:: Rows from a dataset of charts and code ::

···

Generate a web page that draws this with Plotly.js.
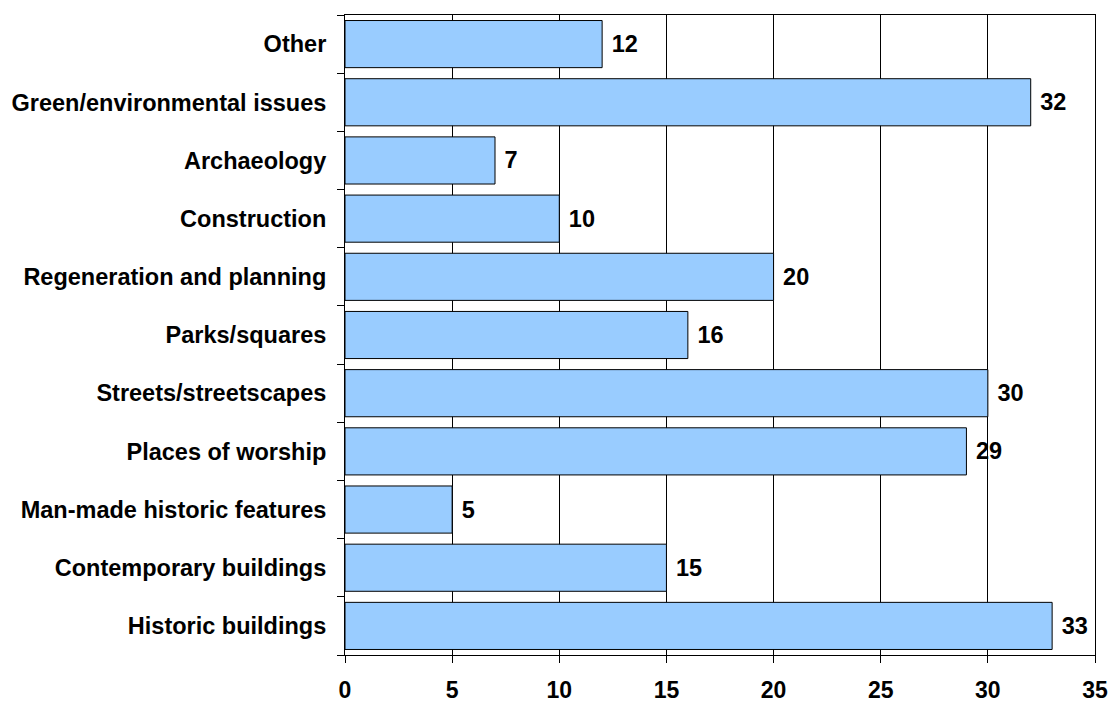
<!DOCTYPE html>
<html>
<head>
<meta charset="utf-8">
<script src="https://cdn.plot.ly/plotly-3.0.1.min.js"></script>
<style>html,body{margin:0;padding:0;background:#fff;}#chart{width:1110px;height:702px;}</style>
</head>
<body>
<div id="chart"></div>
<script>
const categories = [
  "Historic buildings",
  "Contemporary buildings",
  "Man-made historic features",
  "Places of worship",
  "Streets/streetscapes",
  "Parks/squares",
  "Regeneration and planning",
  "Construction",
  "Archaeology",
  "Green/environmental issues",
  "Other"
];
const counts = [33, 15, 5, 29, 30, 16, 20, 10, 7, 32, 12];
const xTickValues = [0, 5, 10, 15, 20, 25, 30, 35];

const font = "Liberation Sans, Arial, sans-serif";

const trace = {
  type: "bar",
  orientation: "h",
  y: categories,
  x: counts,
  marker: {color: "#99CCFF", line: {color: "#000000", width: 1}},
  text: counts.map(v => String(v)),
  texttemplate: " %{text}",
  textposition: "outside",
  textfont: {family: font, size: 23.5, color: "#000", weight: "bold"},
  cliponaxis: false,
  hoverinfo: "none"
};

const layout = {
  width: 1110,
  height: 702,
  margin: {l: 345, r: 15, t: 15, b: 47},
  paper_bgcolor: "#fff",
  plot_bgcolor: "#fff",
  showlegend: false,
  bargap: 0.19,
  font: {family: font, color: "#000"},
  xaxis: {
    range: [0, 35],
    tickvals: xTickValues,
    ticktext: xTickValues.map(String),
    ticks: "outside",
    ticklen: 7,
    tickcolor: "#000",
    tickwidth: 1,
    showgrid: true,
    gridcolor: "#000",
    gridwidth: 1,
    zeroline: false,
    showline: true,
    linecolor: "#000",
    linewidth: 1,
    mirror: true,
    tickfont: {family: font, size: 23, color: "#000", weight: "bold"},
    ticklabelstandoff: 7,
    fixedrange: true
  },
  yaxis: {
    type: "category",
    ticks: "outside",
    tickson: "boundaries",
    ticklen: 7,
    tickcolor: "#000",
    tickwidth: 1,
    showgrid: false,
    zeroline: false,
    showline: true,
    linecolor: "#000",
    linewidth: 1,
    mirror: true,
    tickfont: {family: font, size: 23.5, color: "#000", weight: "bold"},
    ticklabelstandoff: 13,
    fixedrange: true
  }
};

Plotly.newPlot("chart", [trace], layout, {displayModeBar: false, staticPlot: true});
</script>
</body>
</html>
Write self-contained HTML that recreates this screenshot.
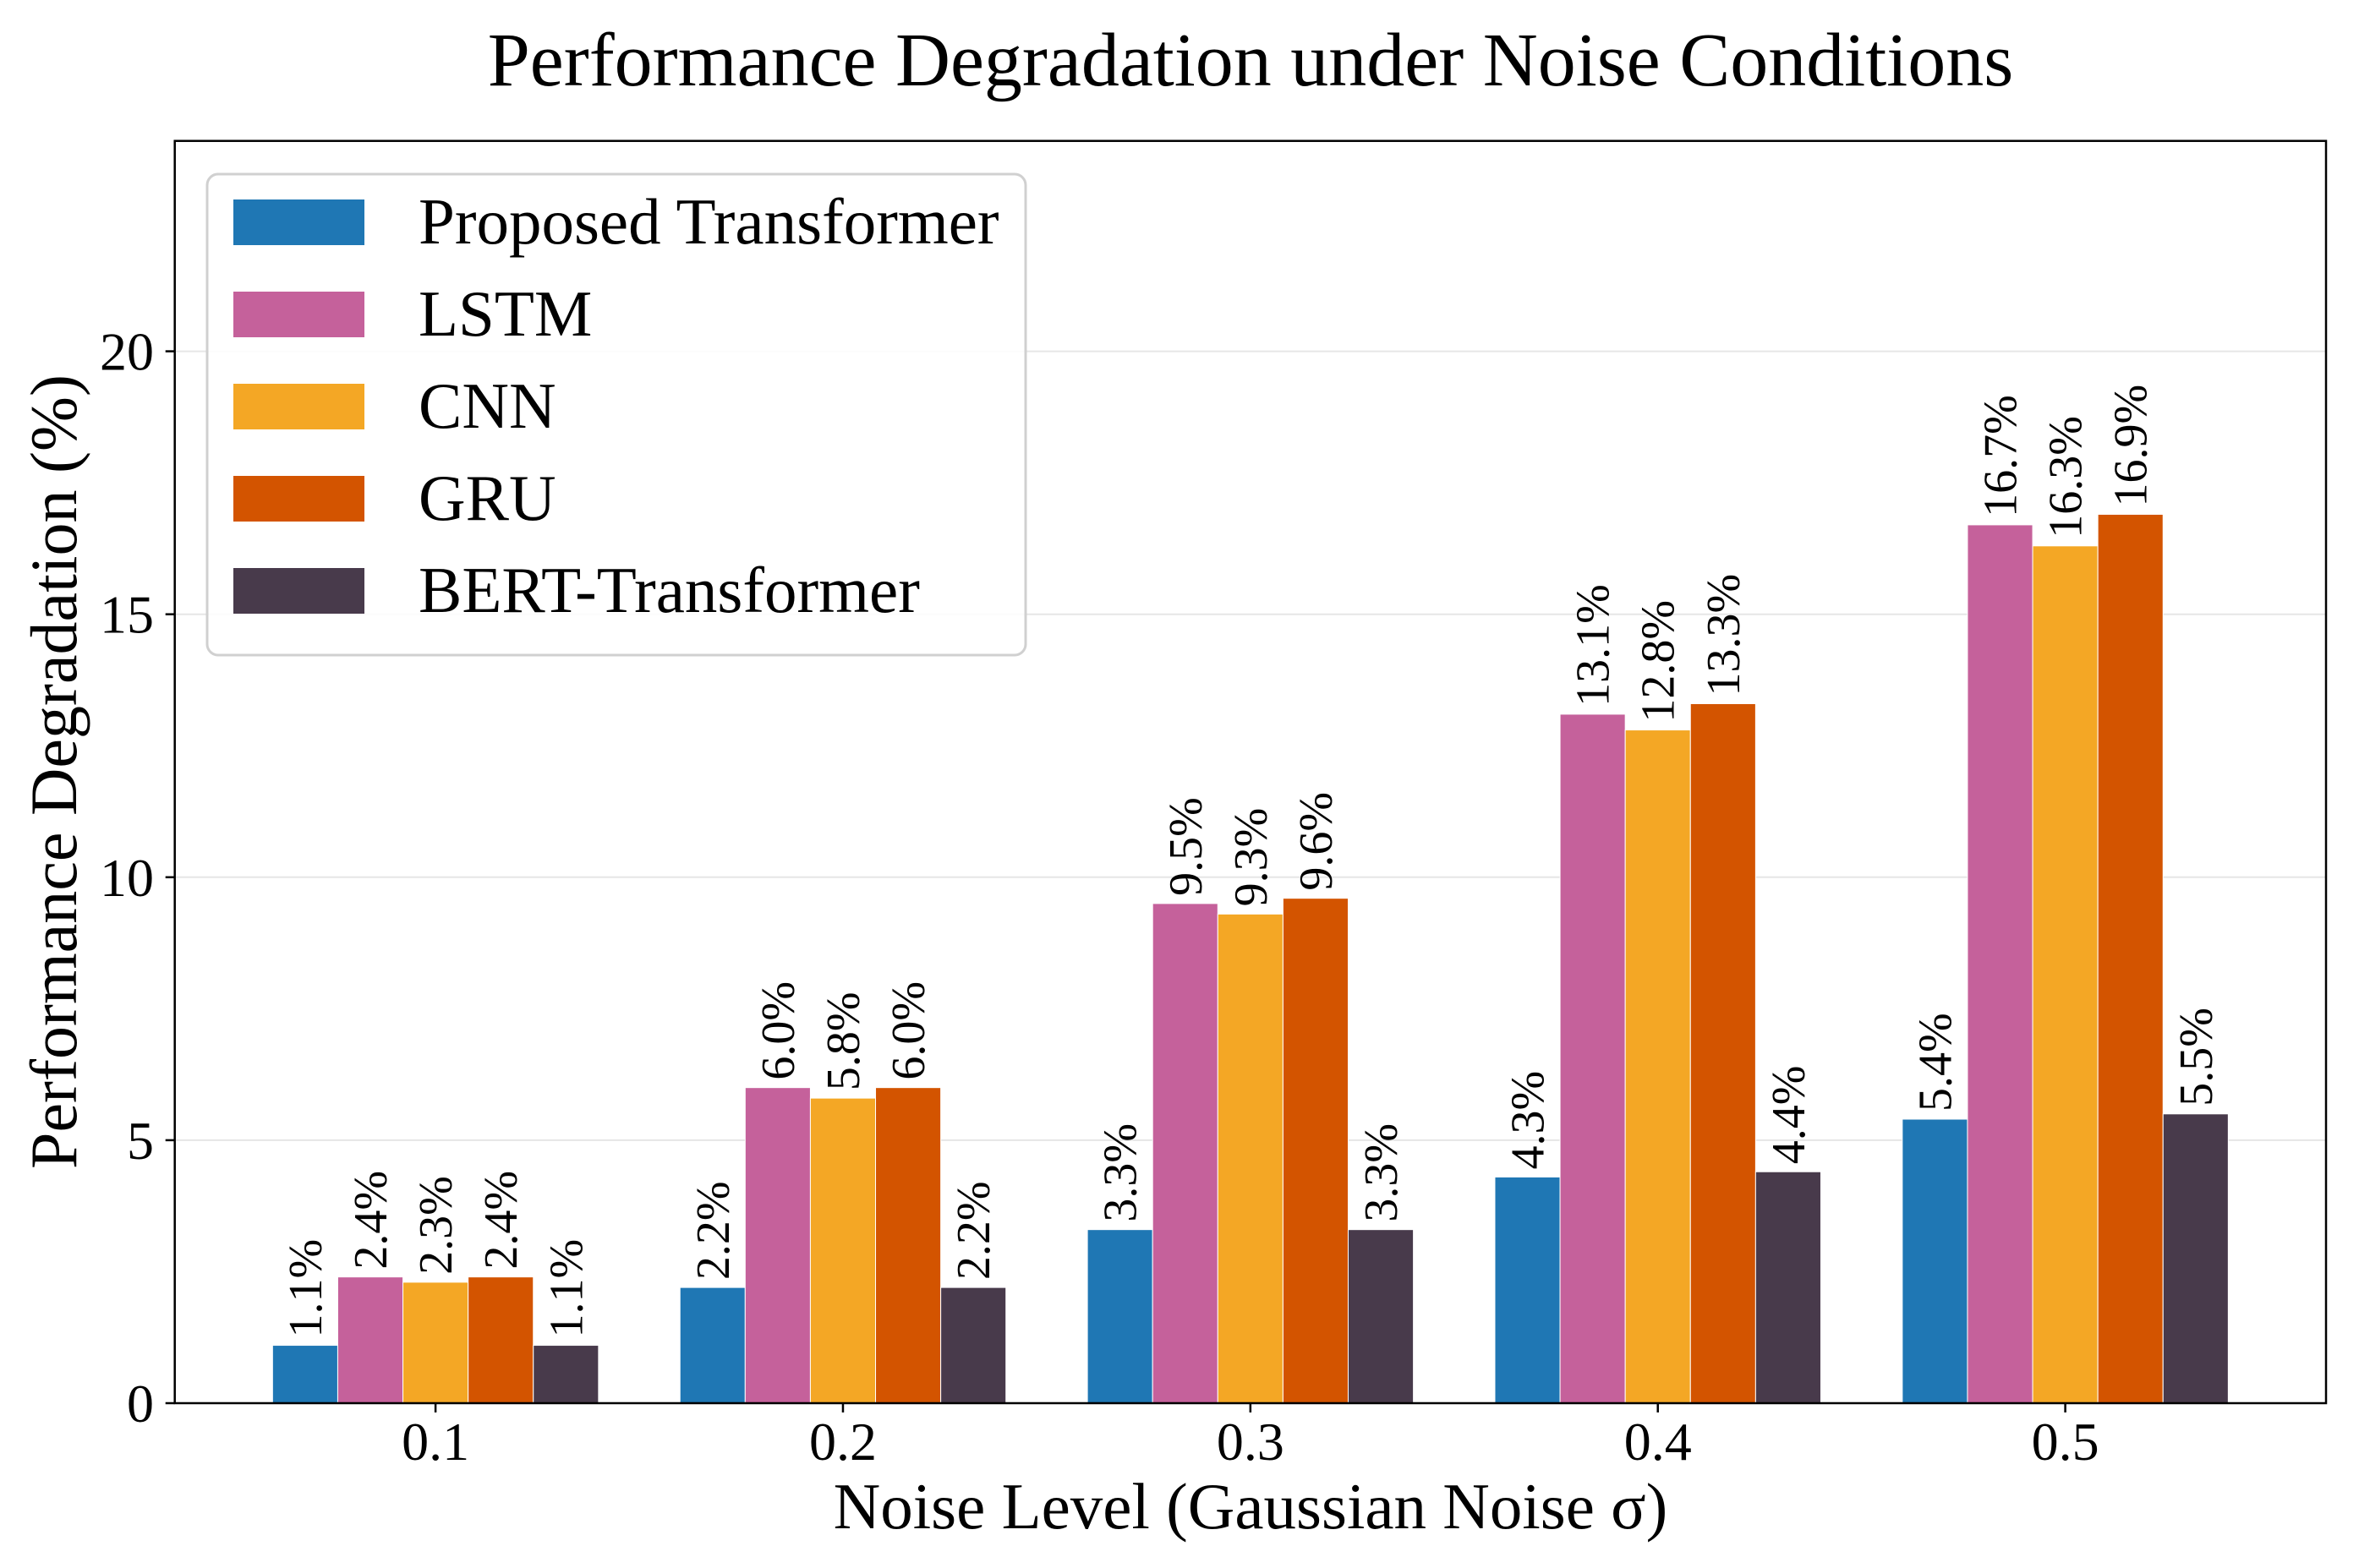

···

:: Brief ::
Each entry gets copied exactly; the pictures stay out.

:: Written solution ::
Generate a web page that draws this with Plotly.js.
<!DOCTYPE html>
<html>
<head>
<meta charset="utf-8">
<script src="https://cdn.plot.ly/plotly-3.0.1.min.js"></script>
<style>html,body{margin:0;padding:0;background:#fff;}#chart{width:1110px;height:702px;}</style>
</head>
<body>
<div id="chart"></div>
<script>
const categories = [
  "Historic buildings",
  "Contemporary buildings",
  "Man-made historic features",
  "Places of worship",
  "Streets/streetscapes",
  "Parks/squares",
  "Regeneration and planning",
  "Construction",
  "Archaeology",
  "Green/environmental issues",
  "Other"
];
const counts = [33, 15, 5, 29, 30, 16, 20, 10, 7, 32, 12];
const xTickValues = [0, 5, 10, 15, 20, 25, 30, 35];

const font = "Liberation Sans, Arial, sans-serif";

const trace = {
  type: "bar",
  orientation: "h",
  y: categories,
  x: counts,
  marker: {color: "#99CCFF", line: {color: "#000000", width: 1}},
  text: counts.map(v => String(v)),
  texttemplate: " %{text}",
  textposition: "outside",
  textfont: {family: font, size: 23.5, color: "#000", weight: "bold"},
  cliponaxis: false,
  hoverinfo: "none"
};

const layout = {
  width: 1110,
  height: 702,
  margin: {l: 345, r: 15, t: 15, b: 47},
  paper_bgcolor: "#fff",
  plot_bgcolor: "#fff",
  showlegend: false,
  bargap: 0.19,
  font: {family: font, color: "#000"},
  xaxis: {
    range: [0, 35],
    tickvals: xTickValues,
    ticktext: xTickValues.map(String),
    ticks: "outside",
    ticklen: 7,
    tickcolor: "#000",
    tickwidth: 1,
    showgrid: true,
    gridcolor: "#000",
    gridwidth: 1,
    zeroline: false,
    showline: true,
    linecolor: "#000",
    linewidth: 1,
    mirror: true,
    tickfont: {family: font, size: 23, color: "#000", weight: "bold"},
    ticklabelstandoff: 7,
    fixedrange: true
  },
  yaxis: {
    type: "category",
    ticks: "outside",
    tickson: "boundaries",
    ticklen: 7,
    tickcolor: "#000",
    tickwidth: 1,
    showgrid: false,
    zeroline: false,
    showline: true,
    linecolor: "#000",
    linewidth: 1,
    mirror: true,
    tickfont: {family: font, size: 23.5, color: "#000", weight: "bold"},
    ticklabelstandoff: 13,
    fixedrange: true
  }
};

Plotly.newPlot("chart", [trace], layout, {displayModeBar: false, staticPlot: true});
</script>
</body>
</html>
Write self-contained HTML that recreates this screenshot.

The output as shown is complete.